Man kann aus anderen Winkeln populistische Politik sogar als etwas Positives ansehen. Soweit ich weiß lässt Frau Dr. Merkel vom BPA häufig Umfragen durchführen und richtet ihre Politik relativ stark an den Ergebnissen aus. Das ist nach meiner Definition populistisch. Aber es ist doch anscheinend auch das, was ein großer Teil des Volkes wünscht und sollten Politiker nicht das Volk vertreten, insbesondere eine Regierung, die (in Deutschland) ja nicht direkt gewählt wurde und ein ganzes Land repräsentiert?
Im Grunde ist auch eine Politik, die Rousseaus volonté générale umsetzt, populistisch, aber es ist doch der allgemeine Wille des Volkes, der Schnittpunkt der Einzelmeinungen, um es stark zu vereinfachen. Und Rousseau nennt eine Entscheidung, die sich an dem volonté générale ausrichtet, immer gut.
Ich bin i.Ü. vollkommen deiner Meinung, dass de Maizières Forderung populistisch ist, denn es ist die Forderung nach einer Politik, hinter der außerordentlich viele Menschen stehen (dass da wohl v.a. die Medien dran schuld sind, ist hierbei irrelevant). Ich halte diese Forderung auch für schlecht.
Aber die einzige Bedingung, die nach meiner Definition für Populismus nötig ist, ist eben, dass es das Volk hinter jemanden oder etwas bringt. Das ist eine sehr weite Definition, das ist mir bewusst, aber das ist auch der Grund, wieso ich solche Probleme damit habe, irgendwelchen Politikern Populismus vorzuwerfen, denn ich kann da niemandem einen Vorwurf für machen, und v.a. Populismus als eine Vorstufe der Radikalität zu sehen. Geht man von der, wie ich finde, oftmals ziemlich unpassenden Achse von extrem links bis extrem rechts aus und verortet wie Bender Populismus von außen herangehend zwischen links-/rechtsradikal und dem, was dann in Richtung Mitte folgt, dann passt zumindest mein Populismusbegriff da nicht wirklich rein.

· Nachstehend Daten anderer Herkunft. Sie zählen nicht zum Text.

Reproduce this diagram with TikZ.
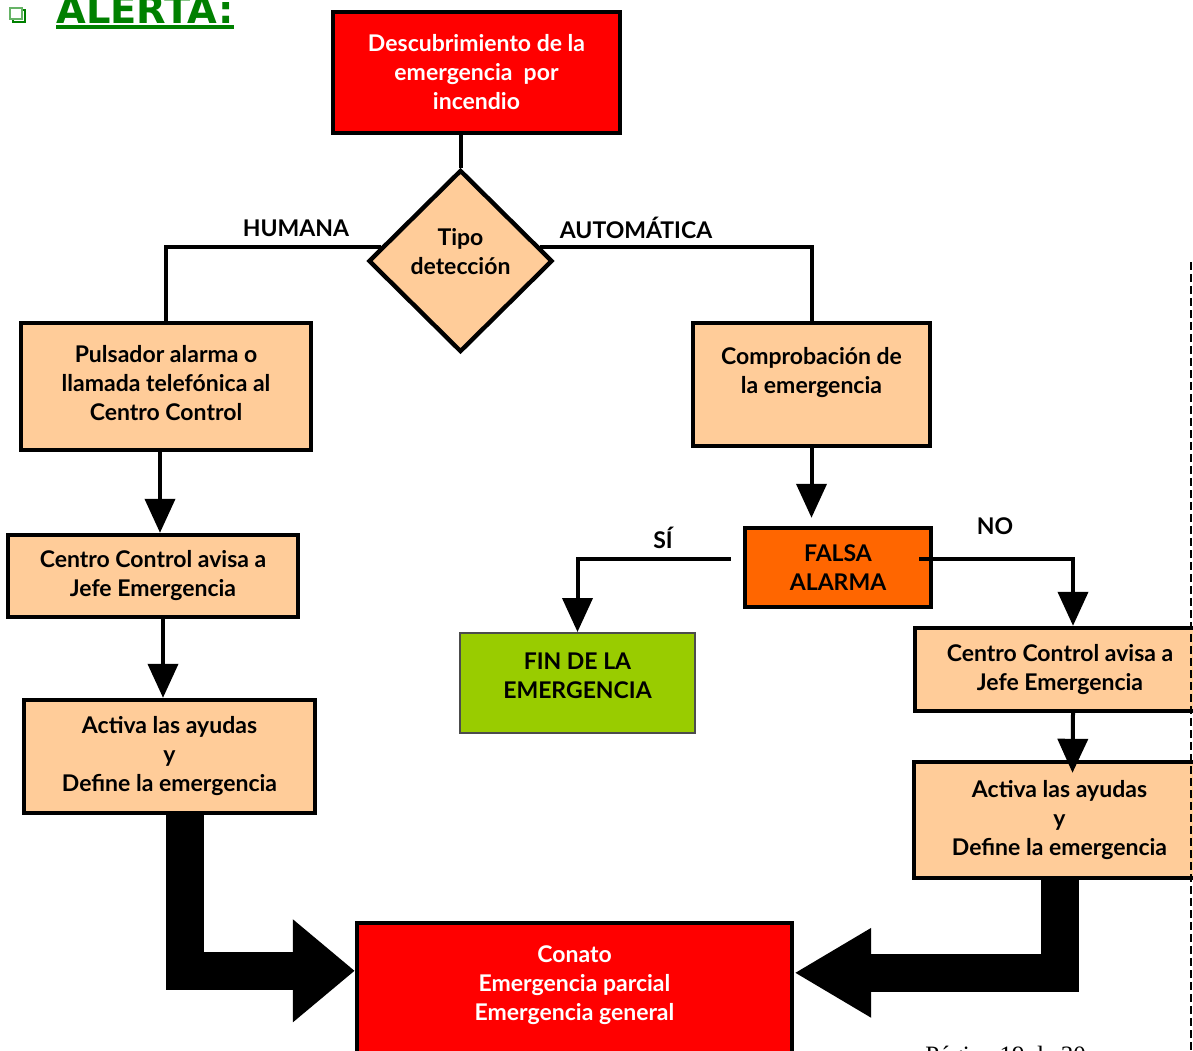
\documentclass[tikz,border=0pt]{standalone}
\usepackage{fontspec}
\setmainfont{Lato}
\newfontfamily\titlefont{DejaVu Sans}
\newfontfamily\pagefont{Liberation Serif}
\usetikzlibrary{calc, shapes.geometric, arrows.meta}

\definecolor{alarmRed}{HTML}{FF0000}
\definecolor{boxPeach}{HTML}{FFCC99}
\definecolor{falseOrange}{HTML}{FF6600}
\definecolor{endGreen}{HTML}{99CC00}
\definecolor{titleGreen}{HTML}{008000}

\tikzset{
  stepbox/.style={draw, line width=2.2pt, fill=boxPeach, inner sep=0pt, align=center,
    font=\bfseries\fontsize{11.5}{14.5}\selectfont},
  redbox/.style={stepbox, fill=alarmRed, text=white},
  plain/.style={line width=2pt},
  flow/.style={line width=2pt, -{Triangle[length=17pt,width=15pt]}},
  bigflow/.style={line width=19pt, -{Triangle[length=31pt,width=49.5pt]}},
  tag/.style={font=\bfseries\fontsize{11.5}{14}\selectfont},
}

\begin{document}
\begin{tikzpicture}[x=0.5pt, y=-0.5pt]
\useasboundingbox (0,0) rectangle (1193,1050);

% title
\draw[titleGreen, line width=1.2pt] (13,10) rectangle (25,22);
\draw[titleGreen!60, fill=white, line width=0.8pt] (10,8) rectangle (22,19);
\node[anchor=base west, inner sep=0pt, text=titleGreen,
  font=\titlefont\bfseries\fontsize{19.2}{19.2}\selectfont] (alerta) at (56,23) {ALERTA:};
\draw[titleGreen, line width=1.6pt] ($(alerta.base west)+(0,4)$) -- ($(alerta.base east)+(0,4)$);

% boxes
\node[redbox, minimum width=143.5pt, minimum height=60.5pt] (discovery) at (476.5,72.5)
  {Descubrimiento de la\\emergencia\ \ por\\incendio};
\node[stepbox, diamond, minimum width=92pt, minimum height=91pt] (detection) at (460.5,261)
  {Tipo\\detección\\[-5pt]\mbox{}};
\node[stepbox, minimum width=145pt, minimum height=63.5pt] (pulsador) at (166,386.5)
  {Pulsador alarma o\\llamada telefónica al\\Centro Control\\[-11pt]\mbox{}};
\node[stepbox, minimum width=118.5pt, minimum height=61.5pt] (check) at (811.5,384.5)
  {Comprobación de\\la emergencia\\\mbox{}};
\node[stepbox, minimum width=145pt, minimum height=41pt] (avisaL) at (153,576)
  {Centro Control avisa a\\Jefe Emergencia};
\node[stepbox, minimum width=145.5pt, minimum height=56.5pt] (activaL) at (169.5,756.5)
  {Activa las ayudas\\y\\Define la emergencia};
\node[stepbox, fill=falseOrange, minimum width=93pt, minimum height=39.5pt] (falsa) at (838,567.5)
  {FALSA\\ALARMA};
\node[stepbox, fill=endGreen, draw=black!70, line width=1pt, minimum width=117.5pt,
  minimum height=50pt] (fin) at (577.5,683) {FIN DE LA\\EMERGENCIA\\[-7pt]\mbox{}};
\node[stepbox, minimum width=145pt, minimum height=41.5pt] (avisaR) at (1060,669.5)
  {Centro Control avisa a\\Jefe Emergencia};
\node[stepbox, minimum width=145.5pt, minimum height=58pt] (activaR) at (1059.5,820)
  {Activa las ayudas\\y\\Define la emergencia};
\node[redbox, minimum width=217.5pt, minimum height=75pt] (conato) at (574.5,998)
  {Conato\\Emergencia parcial\\Emergencia general\\\mbox{}};

% connectors
\draw[plain] (detection.north |- discovery.south) -- (detection.north);
\draw[plain] (detection.170) -| (pulsador.north);
\draw[plain] (detection.10) -| (check.north);
\node[tag] (humana) at (296,228) {HUMANA};
\node[tag] (automatica) at (636,228) {AUTOMÁTICA};

\draw[flow] ($(pulsador.south)+(-6,0)$) -- ($(pulsador.south |- avisaL.north)+(-6,0)$);
\draw[flow] ($(avisaL.south)+(10,0)$) -- ($(avisaL.south |- activaL.north)+(10,0)$);
\draw[flow] (check.south) -- ($(check.south |- falsa.north)+(0,-8)$);
\draw[flow] ($(falsa.west)+(-12,-9)$) -| (fin.north);
\draw[flow] ($(falsa.east)+(-14,-9)$) -| ($(avisaR.north)+(13,0)$);
\draw[flow] ($(avisaR.south)+(13,0)$) -- ($(activaR.north)+(13,13)$);
\node[tag] (si) at (663,538) {SÍ};
\node[tag] (no) at (995,526) {NO};

% thick arrows into the level box
\coordinate (hitL) at ($(conato.north west)+(0,50)$);
\coordinate (hitR) at ($(conato.north east)+(0,52)$);
\draw[bigflow] ($(activaL.south)+(15.5,0)$) |- (hitL);
\draw[bigflow, -{Triangle[length=38.5pt,width=42pt]}] (activaR.south) |- (hitR);

% page edge
\draw[line width=0.6pt, dash pattern=on 4pt off 2pt] (1191,262) -- (1191,1050);
\node[anchor=base west, inner sep=0pt, font=\pagefont\fontsize{12.5}{12.5}\selectfont]
  (pagenum) at (925,1063.5) {Página 19 de 30};
\end{tikzpicture}
\end{document}
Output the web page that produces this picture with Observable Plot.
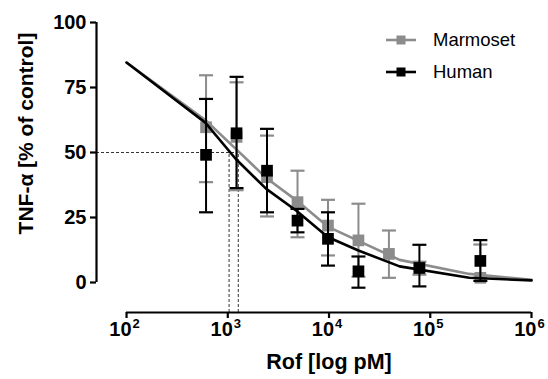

Außerdem wüsste ich gern, was genau Rechtspopulismus und Linkspopulismus sein sollen. Was wird denn darunter eingeordnet? Das ZDF nannte Corbyn mal einen „linken Spinner“ und Die Linke gilt vielen als linkspopulistisch, aber was bedeutet das? Und gibt es nicht auch christpopulistisch, liberalpopulistisch (und wo ist die Abgrenzung zu Libertären, die Bender vielleicht als Liberalextremisten bezeichnen würde) oder meinetwegen küstenpopulistisch (die Leute fördern wollend, die an der Küste leben oder so etwas)? Diese Einteilungen scheinen mir ziemlich willkürlich und irrelevant, denn Populismus kann man überall finden. Und wie angeführt ist er nicht immer schlecht.
Gute Reden bzw. Politiker, die eloquent sind, tun sich im Populismus wohl nur einfacher, denn mit ihren Reden können sie Wähler/Bürger/das Volk einfacher hinter sich bzw. ihre Politik bringen.